Ada-ada saja nih duda new release. Namun otak Frisa sudah memikirkan klinik kecantikan mana yang akan dia datangi bersama Betari nanti. Ayo kita bersaing dengan kompak, Betari ... batin sang sekretaris.

"Aku hanya berpikir, kami memiliki nasib yang hampir sama. Hubungan yang kandas. Apa kamu tidak memikirkan itu?" tanya Agha dengan tatapan lurus ke depan. Ia lebih mirip sedang bicara dengan dirinya sendiri.

"Mungkin saja di dunia ini ada banyak kisah yang sama di waktu yang bersamaan, Pak."

"Ya, tapi aku hanya menemui kisahku dan Betari hari ini."

"Aku tidak percaya ini," Frisa tertawa getir. Antara sangsi dan juga ... patah hati.

"Kenapa? Apa karena dia staf biasa? Aku belum pernah sepenasaran ini."

"Pak, Betari baru saja kandas dengan seseorang yang akan menikah dengannya. Sudah akan menikah," Frisa mengutipkan dua jari, "bagaimana kalau ... dia ... sudah tidak ...,"

"Tidak apa? Tidak perawan lagi?"

"Uhuk ...!" Frisa merasa tenggorokannya menjadi tersiksa. Direktur ini benar-benar membuatnya menepuk jidat. Hal yang ingin dia ucapkan dengan tergagap-gagap, dikatakan begitu saja tanpa wajah berdosa.

"Menurutmu, bagaimana Pak? Jika tidak, dia tidak akan seputus asa itu kan?"

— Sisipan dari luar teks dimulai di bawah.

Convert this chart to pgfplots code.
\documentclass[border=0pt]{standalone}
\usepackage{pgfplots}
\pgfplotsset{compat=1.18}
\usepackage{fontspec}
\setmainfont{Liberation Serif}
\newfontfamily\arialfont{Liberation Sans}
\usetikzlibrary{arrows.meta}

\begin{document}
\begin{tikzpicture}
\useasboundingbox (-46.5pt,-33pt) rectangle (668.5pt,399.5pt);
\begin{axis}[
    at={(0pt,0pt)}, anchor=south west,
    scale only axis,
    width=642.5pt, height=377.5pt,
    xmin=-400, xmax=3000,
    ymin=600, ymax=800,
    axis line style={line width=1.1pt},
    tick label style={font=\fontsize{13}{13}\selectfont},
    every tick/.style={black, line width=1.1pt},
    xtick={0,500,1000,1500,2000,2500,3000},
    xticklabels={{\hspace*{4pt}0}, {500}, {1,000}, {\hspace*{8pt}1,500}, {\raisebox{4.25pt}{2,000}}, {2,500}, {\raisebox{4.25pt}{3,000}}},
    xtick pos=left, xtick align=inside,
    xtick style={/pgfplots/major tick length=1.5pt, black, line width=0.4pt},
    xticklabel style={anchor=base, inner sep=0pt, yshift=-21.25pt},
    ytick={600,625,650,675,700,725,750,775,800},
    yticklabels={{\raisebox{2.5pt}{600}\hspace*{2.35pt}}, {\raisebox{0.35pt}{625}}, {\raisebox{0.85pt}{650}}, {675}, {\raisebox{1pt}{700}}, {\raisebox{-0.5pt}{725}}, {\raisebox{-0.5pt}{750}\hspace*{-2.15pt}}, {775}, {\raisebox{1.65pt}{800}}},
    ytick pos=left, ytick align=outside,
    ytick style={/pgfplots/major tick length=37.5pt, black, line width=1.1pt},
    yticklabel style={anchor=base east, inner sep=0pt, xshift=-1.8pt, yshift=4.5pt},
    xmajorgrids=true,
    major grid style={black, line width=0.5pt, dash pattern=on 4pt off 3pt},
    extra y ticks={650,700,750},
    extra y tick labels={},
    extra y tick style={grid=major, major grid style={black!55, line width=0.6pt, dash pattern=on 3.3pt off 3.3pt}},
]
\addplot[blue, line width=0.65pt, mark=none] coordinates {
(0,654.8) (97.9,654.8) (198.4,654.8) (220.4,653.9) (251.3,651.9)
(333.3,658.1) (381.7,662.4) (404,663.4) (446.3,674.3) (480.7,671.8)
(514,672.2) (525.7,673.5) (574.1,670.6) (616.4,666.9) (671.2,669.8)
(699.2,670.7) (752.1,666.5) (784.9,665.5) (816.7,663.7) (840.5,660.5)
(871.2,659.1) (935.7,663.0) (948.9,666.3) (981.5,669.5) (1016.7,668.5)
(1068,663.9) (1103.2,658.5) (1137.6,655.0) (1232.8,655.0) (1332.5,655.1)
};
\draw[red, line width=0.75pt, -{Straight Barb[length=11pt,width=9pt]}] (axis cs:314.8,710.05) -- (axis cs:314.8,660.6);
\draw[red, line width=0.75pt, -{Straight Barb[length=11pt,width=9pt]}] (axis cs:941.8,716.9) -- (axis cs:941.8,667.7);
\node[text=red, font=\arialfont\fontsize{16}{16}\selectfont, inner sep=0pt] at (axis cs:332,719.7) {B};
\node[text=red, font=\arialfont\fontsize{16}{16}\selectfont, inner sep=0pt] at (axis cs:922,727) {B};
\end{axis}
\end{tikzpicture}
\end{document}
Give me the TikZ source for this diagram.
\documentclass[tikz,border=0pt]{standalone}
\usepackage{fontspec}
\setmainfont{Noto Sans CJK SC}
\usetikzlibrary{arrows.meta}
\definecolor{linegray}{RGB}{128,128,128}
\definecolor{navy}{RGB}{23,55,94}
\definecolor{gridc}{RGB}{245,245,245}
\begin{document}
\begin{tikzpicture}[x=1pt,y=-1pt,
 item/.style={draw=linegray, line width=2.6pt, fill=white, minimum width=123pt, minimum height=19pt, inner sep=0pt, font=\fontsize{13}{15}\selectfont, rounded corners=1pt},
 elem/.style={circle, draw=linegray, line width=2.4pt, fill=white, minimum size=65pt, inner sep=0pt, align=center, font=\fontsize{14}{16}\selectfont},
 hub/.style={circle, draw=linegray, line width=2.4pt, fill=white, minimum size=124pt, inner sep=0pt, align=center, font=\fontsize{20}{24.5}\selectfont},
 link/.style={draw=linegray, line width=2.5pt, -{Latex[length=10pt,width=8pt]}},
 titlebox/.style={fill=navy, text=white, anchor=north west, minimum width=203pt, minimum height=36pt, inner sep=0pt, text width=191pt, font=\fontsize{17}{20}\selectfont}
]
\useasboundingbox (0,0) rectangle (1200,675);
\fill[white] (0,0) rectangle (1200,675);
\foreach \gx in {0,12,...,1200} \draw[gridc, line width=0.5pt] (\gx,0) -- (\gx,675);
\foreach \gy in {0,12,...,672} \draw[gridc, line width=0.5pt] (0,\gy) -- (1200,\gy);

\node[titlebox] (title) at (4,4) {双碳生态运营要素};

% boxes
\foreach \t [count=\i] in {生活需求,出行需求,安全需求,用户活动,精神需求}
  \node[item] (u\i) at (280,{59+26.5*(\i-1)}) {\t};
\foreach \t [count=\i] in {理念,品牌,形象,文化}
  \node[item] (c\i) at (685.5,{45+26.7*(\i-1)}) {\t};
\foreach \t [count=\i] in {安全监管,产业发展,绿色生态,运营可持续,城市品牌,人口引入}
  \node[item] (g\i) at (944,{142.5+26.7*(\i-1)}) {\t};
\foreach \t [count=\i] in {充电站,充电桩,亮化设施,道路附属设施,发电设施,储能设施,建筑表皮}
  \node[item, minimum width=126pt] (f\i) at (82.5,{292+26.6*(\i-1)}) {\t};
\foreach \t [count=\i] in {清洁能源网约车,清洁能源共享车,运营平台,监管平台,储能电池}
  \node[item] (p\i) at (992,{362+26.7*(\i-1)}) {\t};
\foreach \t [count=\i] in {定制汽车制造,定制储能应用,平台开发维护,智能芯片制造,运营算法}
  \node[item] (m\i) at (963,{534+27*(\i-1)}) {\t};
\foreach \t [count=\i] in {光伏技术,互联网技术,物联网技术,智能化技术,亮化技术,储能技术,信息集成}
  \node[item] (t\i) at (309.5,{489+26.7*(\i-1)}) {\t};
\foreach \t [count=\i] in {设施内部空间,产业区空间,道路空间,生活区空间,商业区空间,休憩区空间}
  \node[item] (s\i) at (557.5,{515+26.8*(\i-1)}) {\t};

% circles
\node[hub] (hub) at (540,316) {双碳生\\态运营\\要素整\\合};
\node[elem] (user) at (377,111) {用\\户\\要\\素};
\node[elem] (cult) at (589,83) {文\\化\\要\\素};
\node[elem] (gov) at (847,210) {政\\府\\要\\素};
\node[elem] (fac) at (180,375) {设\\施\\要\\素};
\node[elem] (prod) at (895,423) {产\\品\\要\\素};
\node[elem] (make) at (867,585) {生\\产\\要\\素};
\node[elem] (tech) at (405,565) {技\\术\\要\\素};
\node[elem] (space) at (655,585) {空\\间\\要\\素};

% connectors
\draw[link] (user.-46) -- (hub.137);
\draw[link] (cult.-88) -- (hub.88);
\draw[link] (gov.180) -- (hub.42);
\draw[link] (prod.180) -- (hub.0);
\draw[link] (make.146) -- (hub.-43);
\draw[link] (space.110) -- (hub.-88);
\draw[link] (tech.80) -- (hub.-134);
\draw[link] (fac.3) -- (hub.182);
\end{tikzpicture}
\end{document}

"Itu tugasmu nanti, dapatkan surat pemeriksaan dokter bagaimana pun caranya."

Frisa serasa ingin membenturkan kepalanya sendiri ke dasbor mobil. Bosnya benar-benar sudah gila. Apakah bercerai dari Karenina membuatnya se-stress itu? Menyedihkan sekali.

"Bagaimana? Sanggup tidak?"

"I-iya Pak,"

Frisa akhirnya tak peduli. Kapan lagi dia akan mendapat kompensasi untuk melakukan perawatan kecantikan ekstra? Siapa tahu setelah itu, Agha jadi lebih tertarik padanya daripada Betari. Dia akan memilih klinik kecantikan terbaik dan tidak perlu memusingkan biayanya lagi. Tapi yang haris dia pikirkan, apakah Betari juga akan bersedia?

"Pegang kartu ini dan jangan sampai Betari tahu aku di balik semua ini. Kuharap kamu tidak mengelabuhiku dengan kartu itu, karena aku pasti tahu catatan pengeluarannya secara detail."

"Pak Direktur tak perlu meragukan kemampuanku, akuakan melakukan yang terbaik?" Frisa mengambil kartu pembayaran kelas elite itu. Dia segera menyimpannya dengan baik.

"Aku berutang budi padamu untuk pekerjaan di luar urusan perusahaan ini."

"Jangan sungkan-sungkan, Pak. Aku adalah milikmu." ucap Frisa lepas kendali membuat Agha terbelalak. Alisnya bertaut dengan satu ujung bibir terangkat.

"Maaf, Pak. Aku tidak bermaksud ... aku hanya ...,"

"Hmmm ...," Agha geleng-geleng kepala, "Frisa, Frisa!"